Nascido no interior da “zona do pinhal”, na Beira Baixa, as minhas idiossincrasias têm âncoras na vida dura daquelas serras e vales, desde menino, na década de 60 do século passado, até hoje. Certo que, pré-adolescente, saí de lá, mas foi ali que sempre tive o coração, mesmo quando admiti que a ligação podia estar algo atenuada. Esse vínculo parece fortalecer-se agora, ante o peso da idade e a nostalgia das memórias que o tempo não apagou, particularmente quando, retornado às origens, dou largas ao impulso irreprimível e correspondido de abraçar sentidamente os da minha idade ou mais velhos com quem convivi.
Naquelas terras, leis e governos, em geral, não são tidos como factores ou agentes de protecção de quem muito trabalha e sofre e tem de seu apenas o magro fruto de labor porfiado em anos sucessivos, incluídos os que emigraram e tiveram (algum) sucesso ou nem tanto.

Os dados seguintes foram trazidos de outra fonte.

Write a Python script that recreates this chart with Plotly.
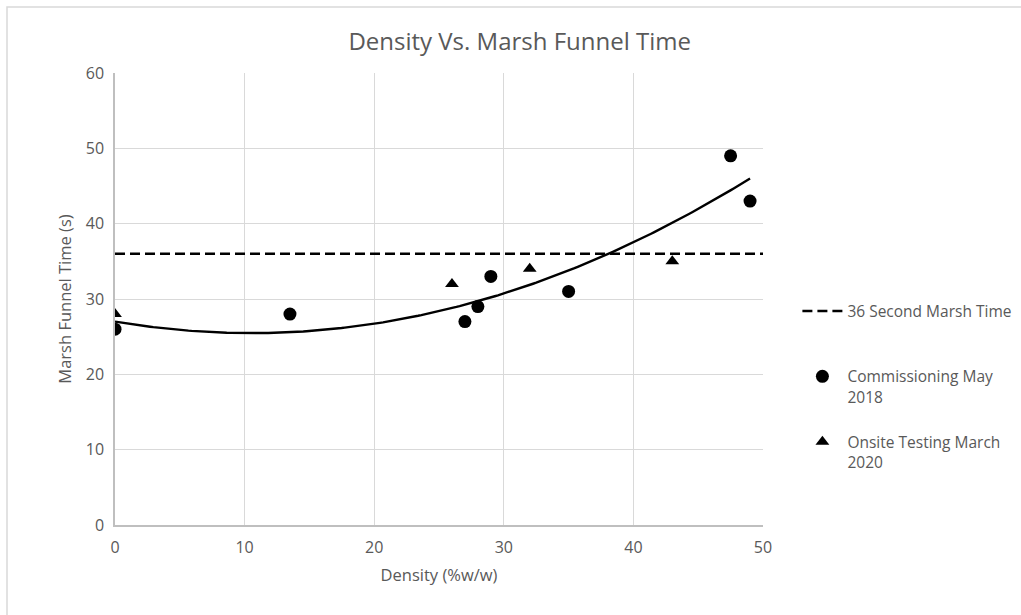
import numpy as np
import plotly.graph_objects as go

# Commissioning May 2018
comm_density = [0, 13.5, 27, 28, 29, 35, 47.5, 49]
comm_time = [26, 28, 27, 29, 33, 31, 49, 43]

# Onsite Testing March 2020
onsite_density = [0, 26, 32, 43]
onsite_time = [28, 32, 34, 35]

# Reference marsh time
limit_time = 36
x_range = [0, 50]

# Second-order trendline coefficients (c0, c1, c2) and its x extent
trend_coef = [27.0, -0.291, 0.01385]
trend_span = [0, 49]

trend_x = np.linspace(trend_span[0], trend_span[1], 200)
trend_y = trend_coef[0] + trend_coef[1] * trend_x + trend_coef[2] * trend_x ** 2

GRAY = "#595959"
FONT = "Open Sans"

fig = go.Figure()

fig.add_trace(go.Scatter(
    x=x_range, y=[limit_time, limit_time], mode="lines",
    line=dict(color="black", width=2.6, dash="10px,5px"),
    name="36 Second Marsh Time<br> ", legendgroup="a",
))
fig.add_trace(go.Scatter(
    x=trend_x, y=trend_y, mode="lines",
    line=dict(color="black", width=2.4),
    showlegend=False, hoverinfo="skip",
))
fig.add_trace(go.Scatter(
    x=comm_density, y=comm_time, mode="markers",
    marker=dict(symbol="circle", color="black", size=13),
    name="Commissioning May<br>2018", legendgroup="b",
))
fig.add_trace(go.Scatter(
    x=onsite_density, y=onsite_time, mode="markers",
    marker=dict(symbol="triangle-up", color="black", size=12),
    name="Onsite Testing March<br>2020", legendgroup="c",
))

axis_common = dict(
    showgrid=True, gridcolor="#d9d9d9", gridwidth=1,
    showline=True, linecolor="#bfbfbf", linewidth=1.5,
    zeroline=False, ticks="",
    tickfont=dict(family=FONT, size=16, color=GRAY),
)

fig.update_layout(
    width=1021, height=615,
    margin=dict(l=115, r=258, t=73, b=90, autoexpand=False),
    paper_bgcolor="white", plot_bgcolor="white",
    font=dict(family=FONT, color=GRAY),
    title=dict(
        text="Density Vs. Marsh Funnel Time",
        x=0.509, xref="container", xanchor="center",
        y=0.932, yref="container", yanchor="middle",
        font=dict(family=FONT, size=24, color=GRAY),
    ),
    xaxis=dict(
        range=x_range, dtick=10, ticklabelstandoff=7,
        title=dict(text="Density (%w/w)", font=dict(family=FONT, size=16.5, color=GRAY), standoff=12),
        **axis_common,
    ),
    yaxis=dict(
        range=[0, 60], dtick=10, ticklabelstandoff=6,
        title=dict(text="Marsh Funnel Time (s)", font=dict(family=FONT, size=16.5, color=GRAY), standoff=10),
        **axis_common,
    ),
    legend=dict(
        x=0.781, xref="container", xanchor="left",
        y=0.51, yanchor="top",
        font=dict(family=FONT, size=15.5, color=GRAY),
        tracegroupgap=22, itemwidth=40, valign="top",
        bgcolor="rgba(0,0,0,0)",
    ),
    showlegend=True,
)

# Outer chart border
fig.add_shape(
    type="rect", xref="paper", yref="paper",
    x0=(7 - 115) / 648, x1=(1040 - 115) / 648,
    y0=(525 - 640) / 452, y1=(525 - 7) / 452,
    line=dict(color="#d9d9d9", width=1.5), layer="below",
)

fig.write_html("out.html")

O pasmo ante e após o inferno das chamas seca lágrimas e protestos e interioriza um sofrimento indizível de quem sabe que está só, à mercê de um Deus nunca renegado, mas que parece indiferente às suas preces.

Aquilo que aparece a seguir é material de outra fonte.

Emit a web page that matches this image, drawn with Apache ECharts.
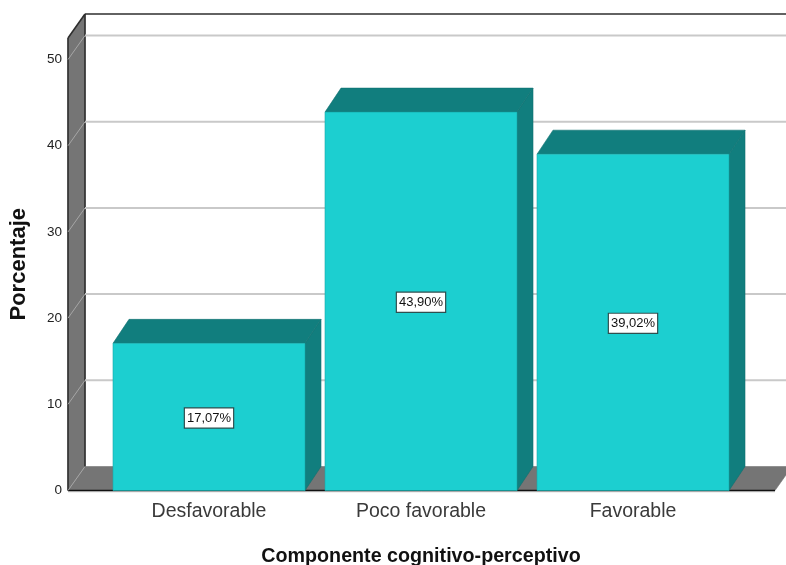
<!DOCTYPE html>
<html>
<head>
<meta charset="utf-8">
<style>html,body{margin:0;padding:0;background:#fff}#c{width:786px;height:565px}</style>
<script src="https://cdn.jsdelivr.net/npm/echarts@6/dist/echarts.min.js"></script>
</head>
<body>
<div id="c"></div>
<script>
const categories = ['Desfavorable', 'Poco favorable', 'Favorable'];
const percentages = [17.07, 43.90, 39.02];
const dataLabels = ['17,07%', '43,90%', '39,02%'];
const yTicks = [0, 10, 20, 30, 40, 50];
const yMax = 52.5;
const xTitle = 'Componente cognitivo-perceptivo';
const yTitle = 'Porcentaje';

const DX = 17, DY = 24, BAR_DX = 16, WALL_OUT = 35, FLOOR_OUT = 36;
const FRONT = '#1CCFD0', SIDE = '#117E7E', WALL = '#757575', GRID = '#C9C9C9', EDGE = '#2E2E2E';
const font = '"Liberation Sans", Arial, sans-serif';

function poly(points, fill, stroke, lw) {
  return { type: 'polygon', shape: { points }, style: { fill, stroke: stroke || fill, lineWidth: lw || 0.6 } };
}
function seg(x1, y1, x2, y2, stroke, lw) {
  return { type: 'line', shape: { x1, y1, x2, y2 }, style: { stroke, lineWidth: lw } };
}

function renderFrame(params, api) {
  const tick = api.value(1);
  const cs = params.coordSys;
  const L = cs.x - WALL_OUT, R = cs.x + cs.width + FLOOR_OUT;
  const y = api.coord([0, tick])[1];
  const children = [];
  if (params.dataIndex === 0) {
    const t = cs.y, b = cs.y + cs.height;
    children.push(
      poly([[L, t], [L + DX, t - DY], [L + DX, b - DY], [L, b]], WALL),
      poly([[L, b], [L + DX, b - DY], [R + DX, b - DY], [R, b]], WALL),
      seg(L, t, L, b, EDGE, 1.6),
      seg(L + DX, t - DY, L + DX, b - DY, EDGE, 1.6),
      seg(L, t, L + DX, t - DY, EDGE, 1.6),
      seg(L + DX, t - DY, 800, t - DY, EDGE, 1.6),
      seg(L, b, R, b, '#111', 1.6),
      seg(L, b + 1.2, R, b + 1.2, '#9A9A9A', 0.8)
    );
  }
  if (tick > 0) {
    children.push(seg(L + DX, y - DY, 800, y - DY, GRID, 2));
  }
  children.push(seg(L, y, L + DX, y - DY, '#A6A6A6', 1));
  return { type: 'group', children };
}

function renderBar(params, api) {
  const i = api.value(0);
  const top = api.coord([i, api.value(1)]);
  const base = api.coord([i, 0]);
  const w = api.size([1, 0])[0] * 192 / 212;
  const l = top[0] - w / 2, r = top[0] + w / 2;
  const t = top[1], b = base[1];
  return {
    type: 'group',
    children: [
      poly([[r, t], [r + BAR_DX, t - DY], [r + BAR_DX, b - DY], [r, b]], SIDE, '#0F7070'),
      poly([[l, t], [l + BAR_DX, t - DY], [r + BAR_DX, t - DY], [r, t]], SIDE, '#0F7070'),
      { type: 'rect', shape: { x: l, y: t, width: w, height: b - t },
        style: { fill: FRONT, stroke: '#17A9AA', lineWidth: 0.6 } },
      { type: 'text', x: top[0], y: (t + b) / 2 + 1,
        style: {
          text: dataLabels[params.dataIndex], fill: '#111', font: '13px ' + font,
          align: 'center', verticalAlign: 'middle', backgroundColor: '#fff',
          borderColor: '#2F4F4F', borderWidth: 1.2, padding: [3, 2, 3, 2]
        } }
    ]
  };
}

const chart = echarts.init(document.getElementById('c'), null, { renderer: 'canvas' });
chart.setOption({
  animation: false,
  backgroundColor: '#fff',
  grid: { left: 103, right: 47, top: 38, bottom: 74.5, containLabel: false, outerBoundsMode: 'none' },
  xAxis: {
    type: 'category', data: categories,
    axisLine: { show: false }, axisTick: { show: false }, splitLine: { show: false },
    axisLabel: { color: '#3a3a3a', fontFamily: font, fontSize: 19.5, margin: 11 },
    name: xTitle, nameLocation: 'middle', nameGap: 56,
    nameTextStyle: { color: '#111', fontFamily: font, fontSize: 19.7, fontWeight: 'bold' }
  },
  yAxis: {
    type: 'value', min: 0, max: yMax,
    axisLine: { show: false }, splitLine: { show: false },
    axisLabel: { color: '#222', fontFamily: font, fontSize: 13.5, margin: 41, customValues: yTicks },
    axisTick: { show: false, customValues: yTicks },
    name: yTitle, nameLocation: 'middle', nameGap: 73, nameRotate: 90,
    nameTextStyle: { color: '#111', fontFamily: font, fontSize: 22, fontWeight: 'bold' }
  },
  series: [
    { type: 'custom', name: 'frame', z: 1, silent: true, renderItem: renderFrame,
      encode: { x: 0, y: 1 }, data: yTicks.map(t => [0, t]) },
    { type: 'custom', name: 'Porcentaje', z: 2, renderItem: renderBar,
      encode: { x: 0, y: 1 }, data: percentages.map((v, i) => [i, v]) }
  ]
});
</script>
</body>
</html>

Pessoas curvadas ao peso da vida, isoladas, com os descendentes longe, presas às casas e às terras em que progridem silvas e mato, que só o fogo ceifa, lutando até ao limite das capacidades no amanho de porções de terra cada vez mais diminutas e próximas da porta, resistem a partir para os lares onde sabem que vão esperar a morte breve. Enquanto se mantêm nas suas casas, muitas com carências de toda a espécie, continuam a poupar tanto quanto podem, porque sempre procederam assim, na ideia de fazer face a alguma despesa inesperada no futuro. As rugas sulcaram-lhes a face e o corpo, perderam os dentes, têm pretas as margens das unhas e vestem trapos humildes, mas há nelas (nelas, realce-se, porque são na maioria viúvas de idade avançada) a dignidade de não reclamarem contra a vida que vive(ra)m.
Poucas e silenciosas, o seu voto não tem qualquer peso, pelo que as políticas são ausentes ou negligentes, e a solidariedade entre umas e outras não lhes apaga as dores da alma.
Impotente, como as gentes da minha terra, dedico-lhes estas linhas, em jeito de pequenina homenagem.